What Is the POW/MIA Memorial Flag?
What Does It Look Like?
The POW/MIA flag is one of the most recognizable memorial flags in the U.S. This black and white memorial flag depicts the silhouette of a prisoner of war in the foreground and shows a guard tower and barbed wire in the distance. Above the image are the acronyms, "POW/MIA," and just below it reads the phrase, “You Are Not Forgotten.”
What Is Its History?
POW stands for prisoner of war, and MIA means missing in action. The POW/MIA flag was created in the early 1970s by the National League of POW/MIA Families as a way to recognize and commemorate soldiers of the Vietnam War who were held in captivity or never accounted for. It is flown in the rotunda of the U.S. Capitol.

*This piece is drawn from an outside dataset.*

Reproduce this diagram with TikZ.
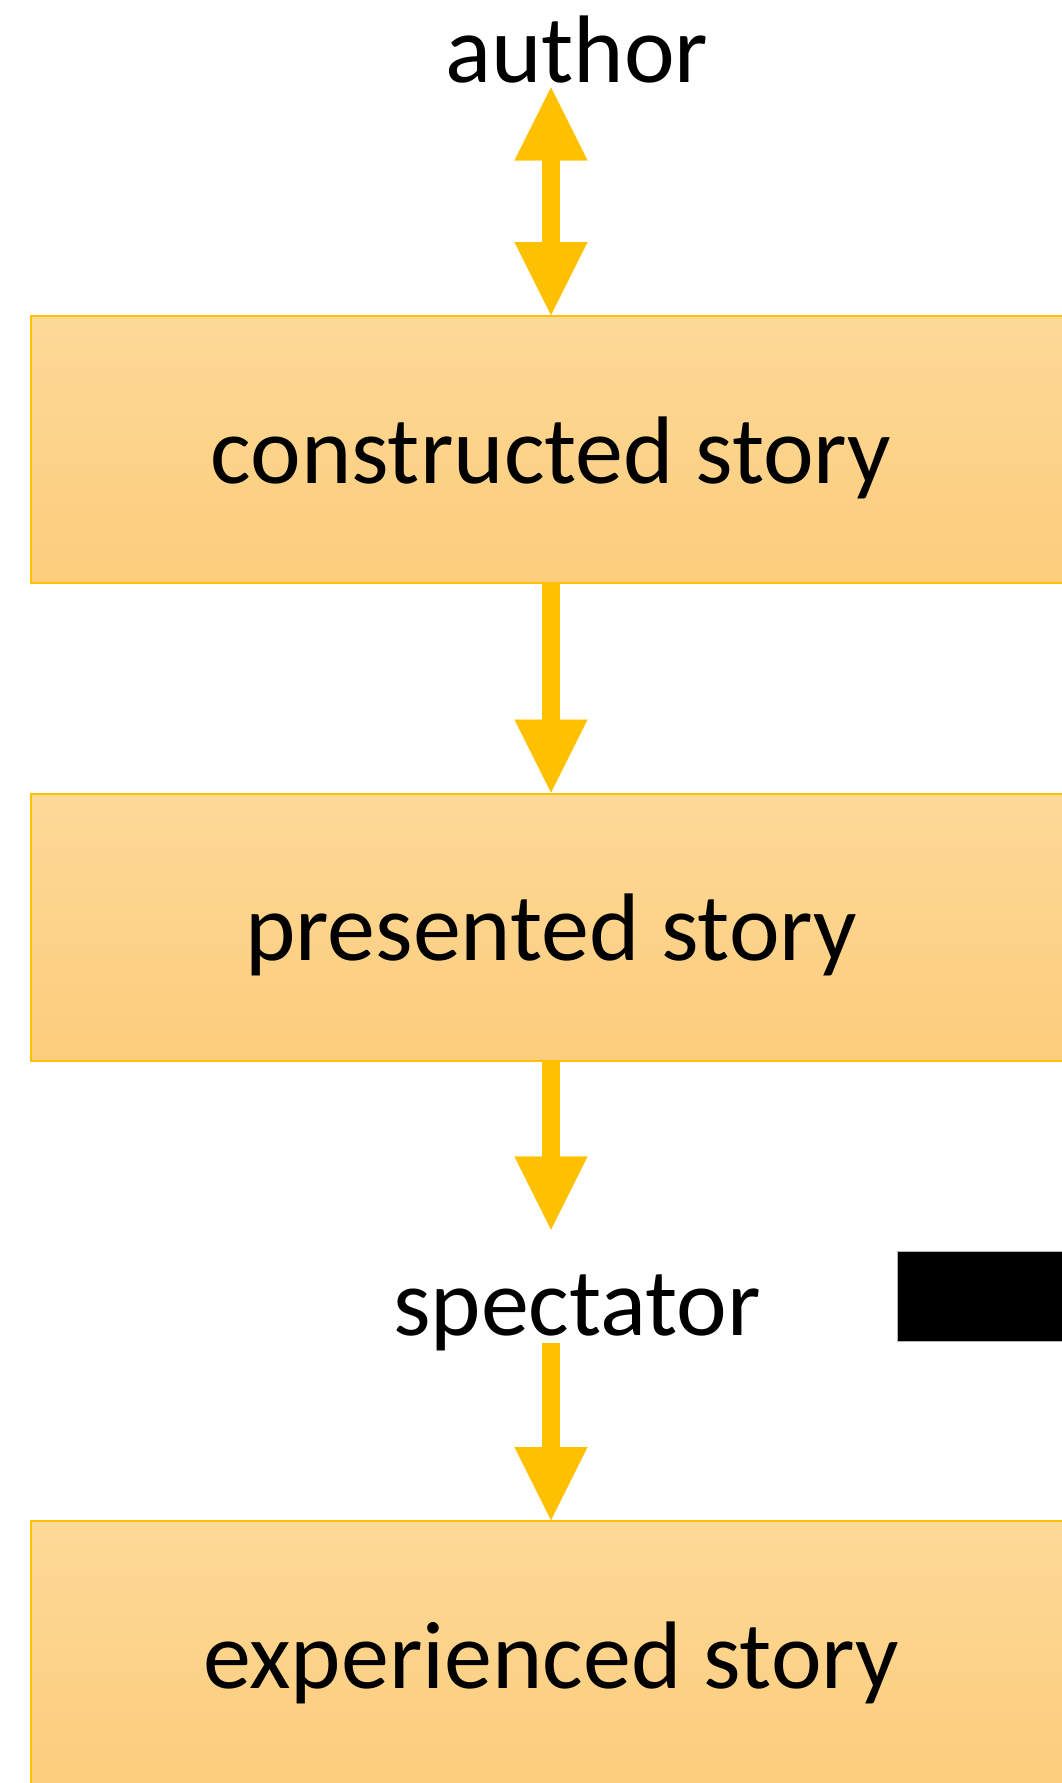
\documentclass[tikz,border=0pt]{standalone}
\usepackage{fontspec}
\setmainfont{Carlito}
\usepackage{xcolor}
\usepackage{tikz}
\usetikzlibrary{arrows.meta, positioning}

\definecolor{gold}{HTML}{FFC000}
\definecolor{boxtop}{HTML}{FDD998}
\definecolor{boxbottom}{HTML}{FCCD7C}

\tikzset{
  storybox/.style={draw=gold, line width=1pt, top color=boxtop, bottom color=boxbottom,
    minimum width=520pt, minimum height=133.5pt, inner sep=0pt,
    text height=40pt, text depth=6.5pt},
  actor/.style={inner sep=0pt, anchor=base},
  flow/.style={draw=gold, line width=9pt,
    -{Triangle[length=36.5pt, width=36.5pt, line width=0.1pt, fill=gold]}},
  twoway/.style={draw=gold, line width=9pt,
    {Triangle[length=36.5pt, width=36.5pt, line width=0.1pt, fill=gold]}-{Triangle[length=36.5pt, width=36.5pt, line width=0.1pt, fill=gold]}}
}

\begin{document}
\begin{tikzpicture}[x=0.5pt, y=-0.5pt, font=\fontsize{48pt}{58pt}\selectfont]
    % Page frame
    \useasboundingbox (0,0) rectangle (1061,1783);

    % Who makes and who watches
    \node[actor, text depth=2.5pt] (author) at (577,82) {author};
    \node[actor, text height=52.5pt, text depth=4pt] (spectator) at (577,1335) {spectator};

    % The three stories
    \node[storybox] (constructed) at (551,449.5) {constructed story};
    \node[storybox] (presented) at (551,927) {presented story};
    \node[storybox] (experienced) at (551,1654.5) {experienced story};

    % Flow between them
    \draw[twoway] (author.south -| constructed.north) -- (constructed.north);
    \draw[flow] (constructed.south) -- (presented.north);
    \draw[flow] (presented.south) -- (spectator.north -| presented.south);
    \draw[flow] (spectator.south -| experienced.north) -- (experienced.north);

    % Black bar at the right
    \fill[black, draw=gray!60, line width=0.5pt] (897,1251) rectangle (1075,1341);
\end{tikzpicture}
\end{document}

What Are the Laws Governing Its Use?
According to the 1998 Defense Authorization Act, the POW/MIA memorial flag must fly on the following six days of the year: Armed Forces Day, Memorial Day, Flag Day, Independence Day, National POW/MIA Recognition Day, and Veterans Day. Additionally, the law requires the display of the flag at the White House, U.S. Capitol, the Department of Veterans Affairs, federal cemeteries, post offices, and many other government buildings.